Dois anos atrás, um estudo pioneiro liderado pelo professor José Luiz Catão Dias e sua aluna de doutorado Ana Carolina Ewbank, também da FMVZ, encontrou diversos genes de resistência a antibióticos em bactérias do trato gastrointestinal de aves marinhas no arquipélago de Fernando de Noronha e no Atol da Rocas — ambientes insulares, localizados a centenas de quilômetros da costa do Rio Grande do Norte. Foi então que Samira teve a ideia de fazer a mesma investigação em baleias, só que com uma dificuldade a mais: ela também precisava trabalhar com animais vivos, na natureza, mas baleias de 45 toneladas não podem ser capturadas com redes e imobilizadas como se fez com aves marinhas e outras bichos menores. Então, como coletar as amostras?
Um outro trabalho coordenado por Catão Dias e a então doutoranda Kátia Groch, também publicado em 2020, detectou a presença de uma variante de Morbillivirus no borrifo de baleias jubarte em Abrolhos. (Morbillivirus é o vírus que causa sarampo em seres humanos. Nos cetáceos — grupo de mamíferos marinhos que inclui as baleias e os golfinhos — ele também é patogênico e altamente infeccioso, podendo causar surtos com altas taxas de mortalidade.) Nesse caso, as amostras de borrifo haviam sido coletadas anos antes, usando placas de acrílico presas a uma vara de quatro metros, o que exigia que os pesquisadores chegassem bem perto das baleias para coletar.
O estudo comprovou que os borrifos continham amostras do microbiota respiratória das baleias e que era possível extrair informações biológicas e genéticas dessas amostras. Exatamente o que Samira precisava para a sua nova pesquisa. Inspirada por trabalhos recentes que estavam sendo feitos em outros países, porém, ela optou por trabalhar com drones, para reduzir a necessidade (e os riscos) de ter que chegar tão perto das baleias. O projeto faz parte do doutorado de Samira, orientado pela professora Lara Keid, do Departamento de Medicina Veterinária da Faculdade de Zootecnia e Engenharia de Alimentos (FZEA) da USP, em Pirassununga.

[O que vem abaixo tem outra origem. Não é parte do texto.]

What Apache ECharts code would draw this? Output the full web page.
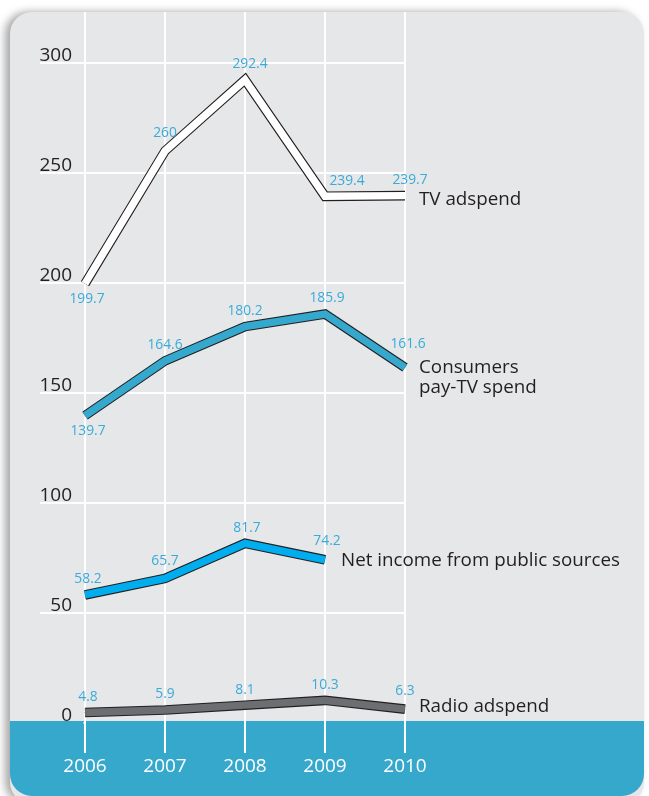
<!DOCTYPE html>
<html>
<head>
<meta charset="utf-8">
<script src="https://cdn.jsdelivr.net/npm/echarts@6/dist/echarts.min.js"></script>
<style>
html,body{margin:0;padding:0;background:#fff;}
#chart{width:649px;height:796px;}
</style>
</head>
<body>
<div id="chart"></div>
<script>
// ---- data ----
var years = ['2006', '2007', '2008', '2009', '2010'];
var tvAdspend = [199.7, 260, 292.4, 239.4, 239.7];
var payTvSpend = [139.7, 164.6, 180.2, 185.9, 161.6];
var publicIncome = [58.2, 65.7, 81.7, 74.2];
var radioAdspend = [4.8, 5.9, 8.1, 10.3, 6.3];
var yTicks = { min: 0, max: 300, interval: 50 };

// ---- label placement (style only) ----
var tvLabelPos = [['bottom', [2, 0]], ['top', [0, -2]], ['top', [5, 0]], ['top', [22, 0]], ['top', [5, 0]]];
var payLabelPos = [['bottom', [3, 0]], ['top', [0, 0]], ['top', [0, 0]], ['top', [2, 0]], ['top', [3, -8]]];
var pubLabelPos = [['top', [3, 0]], ['top', [0, -2]], ['top', [2, 0]], ['top', [2, -3]]];
var radioLabelPos = [['top', [3, 0]], ['top', [0, 0]], ['top', [0, 0]], ['top', [0, 0]], ['top', [0, -3]]];

var labelBlue = '#3aabd8';
var dark = '#231f20';
var font = 'Open Sans';

function withLabels(values, pos) {
  return values.map(function (v, i) {
    return { value: v, label: { position: pos[i][0], offset: pos[i][1] } };
  });
}

function outline(values) {
  return {
    type: 'line', data: values, symbol: 'none', z: 3, silent: true,
    lineStyle: { color: '#231f20', width: 9.6, cap: 'butt', join: 'miter' }
  };
}

function fill(name, values, pos, color, endOffset) {
  return {
    type: 'line', name: name, data: withLabels(values, pos), z: 4,
    symbol: 'circle', symbolSize: 1, itemStyle: { color: color },
    lineStyle: { color: color, width: 7.4, cap: 'butt', join: 'miter' },
    label: { show: true, color: labelBlue, fontFamily: font, fontSize: 13.8, distance: 8 },
    endLabel: {
      show: true, formatter: name, color: dark, fontFamily: font, fontSize: 18.8,
      lineHeight: 20, offset: endOffset, align: 'left'
    }
  };
}

var chart = echarts.init(document.getElementById('chart'));
chart.setOption({
  animation: false,
  backgroundColor: '#ffffff',
  graphic: [
    {
      type: 'rect', z: -10, silent: true,
      shape: { x: 10, y: 12, width: 634, height: 792, r: 22 },
      style: { fill: '#e6e7e8', shadowBlur: 8, shadowOffsetX: -5, shadowOffsetY: 0, shadowColor: 'rgba(0,0,0,0.35)' }
    },
    {
      type: 'rect', z: -9, silent: true,
      shape: { x: 10, y: 721, width: 634, height: 75, r: [0, 0, 22, 22] },
      style: { fill: '#35a8cc' }
    },
    {
      type: 'rect', z: 1, silent: true,
      shape: { x: 30, y: 721, width: 53.5, height: 4 },
      style: { fill: '#35a8cc' }
    }
  ],
  grid: { left: 85, right: 244, top: 63, bottom: 73 },
  xAxis: [
    {
      type: 'category', data: years, boundaryGap: false,
      axisLine: { show: false },
      axisTick: { show: true, length: 30, lineStyle: { color: '#ffffff', width: 2 } },
      axisLabel: { color: '#ffffff', fontFamily: font, fontSize: 19, margin: 34 },
      splitLine: { show: true, lineStyle: { color: '#ffffff', width: 2 } }
    },
    {
      type: 'category', data: years, boundaryGap: false, position: 'top',
      axisLine: { show: false },
      axisTick: { show: true, length: 51, lineStyle: { color: '#ffffff', width: 2 } },
      axisLabel: { show: false },
      splitLine: { show: false }
    }
  ],
  yAxis: {
    type: 'value', min: yTicks.min, max: yTicks.max, interval: yTicks.interval,
    axisLine: { show: false },
    axisTick: { show: true, length: 45, lineStyle: { color: '#ffffff', width: 2 } },
    axisLabel: { color: dark, fontFamily: font, fontSize: 19, align: 'right', margin: 13, verticalAlign: 'bottom', lineHeight: 15 },
    splitLine: { show: true, showMinLine: false, lineStyle: { color: '#ffffff', width: 2 } }
  },
  series: [
    outline(tvAdspend),
    fill('TV adspend', tvAdspend, tvLabelPos, '#ffffff', [6, 4]),
    outline(payTvSpend),
    fill('Consumers\npay-TV spend', payTvSpend, payLabelPos, '#35a8cd', [6, 10]),
    outline(publicIncome),
    fill('Net income from public sources', publicIncome, pubLabelPos, '#00aeef', [8, 1]),
    outline(radioAdspend),
    fill('Radio adspend', radioAdspend, radioLabelPos, '#6d6e71', [6, -2])
  ]
});
</script>
</body>
</html>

Diferentemente do que costuma aparecer nos desenhos animados, as baleias não borrifam água do mar pela cabeça! O borrifo, na verdade, vem da respiração das baleias: é o ar quente e úmido que elas expelem do pulmão quando sobem à superfície para respirar; e as gotículas de água são a umidade presente nessa respiração, que condensa imediatamente em contato com o ar mais frio do lado de fora — mesmo processo, por exemplo, pelo qual soltamos “fumaça” pela boca quando o tempo está frio.

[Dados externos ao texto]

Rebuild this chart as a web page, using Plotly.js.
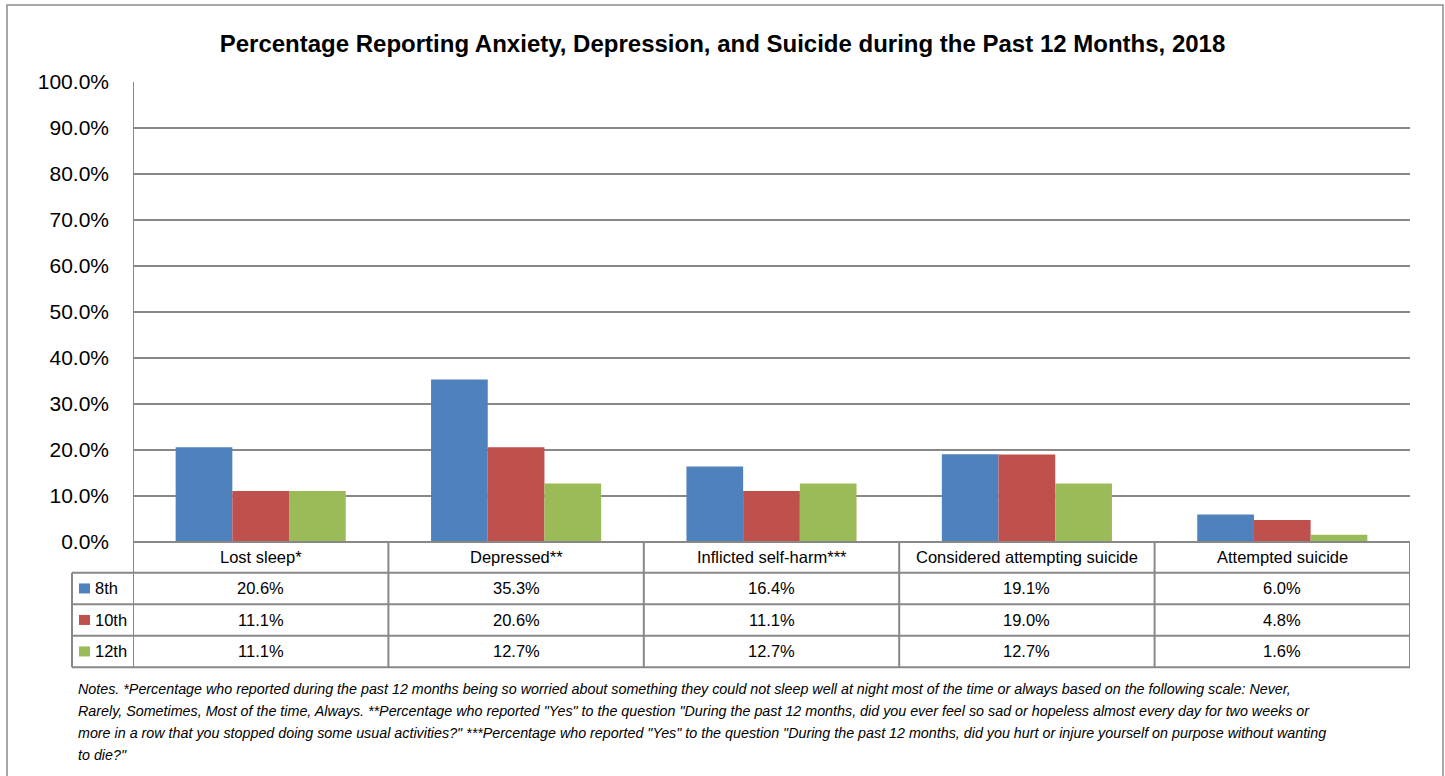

“O bicho morto não te dá uma visão clara da saúde da população”, explica Samira. Os genes de resistência a antibióticos são o alvo principal desta pesquisa, mas as portas que se abrem para fazer diferentes análises e investigar outras questões com base na coleta de borrifos são muito mais amplas. “A possibilidade de acessar o ar expirado desses animais é maravilhoso”, afirma Catão, que dirige o Laboratório de Patologia Comparada de Animais Silvestres e orientou o mestrado de Samira na FMVZ. Além de bactérias e vírus, o borrifo carrega células e fragmentos de células desprendidas do trato respiratório do animal, que também podem servir como fonte de material genético para análise. “Claro que não é nenhuma panaceia, mas a quantidade de informações que a gente pode obter de uma forma não invasiva é sensacional.” Fora isso, diz ele, a única maneira de obter dados biológicos de baleias vivas na natureza é por meio de tiros de balestra, em que os pesquisadores utilizam flechas com pontas adaptadas para coletar pequenas amostras de pele dos animais.